In two days, I leave for a week-long journey to Chicago.  I get to see my grandma.  I get to watch the White Sox.  I get to hear gospel-centered preaching from my mentor, Paul Winters (Spring Valley PCA, Roselle IL).  I will be speaking to both the congregation and adult Sunday School of SVPC about our West Valley Church plant.  I will be meeting with former seminary proffs from TEDS.  I will be fundraising.  O, and I will be working on preaching.

One of the highlights of every year is attending the Workshop on Biblical Exposition, put on by the Simeon Trust.  It was Charles Simeon who said of preaching,

My endeavor is to bring out of Scripture what is there, and not to thrust in what I think might be there.  I have a great jealousy on this head – never to speak more or less than I believe to be the mind of the Spirit in the passage I am expounding.
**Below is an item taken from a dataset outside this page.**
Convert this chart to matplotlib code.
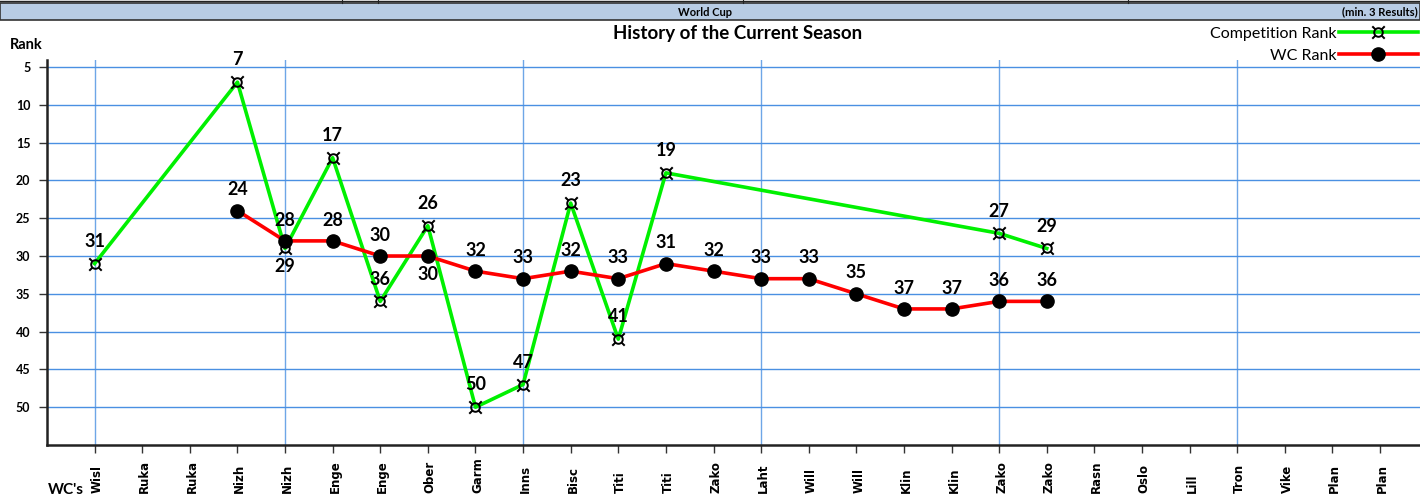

That is a high calling.  The workshop this year will be focusing on the minor prophets – which is exhilirating, because I have thought about beginning our church plant sermon series with a minor prophet.  God knows what is in store for me to learn this week.  I certainly need the exposure to excellent biblical exposition.  I certainly need some peer review of my own stuff.  I certainly need to begin preparing to be back in the saddle (pulpit) on a weekly basis. I can honestly say about this ‘business trip’ – that it will be a pleasure next week to “go to work.”  It is through weeks like this that I discover that God does POWERFUL things when his servants submit our weak and pithy efforts to his disposal!

Thanks be to God for his LIVING Word that interprets us and keeps giving us the GOOD stuff for life and kingdom, here and forever.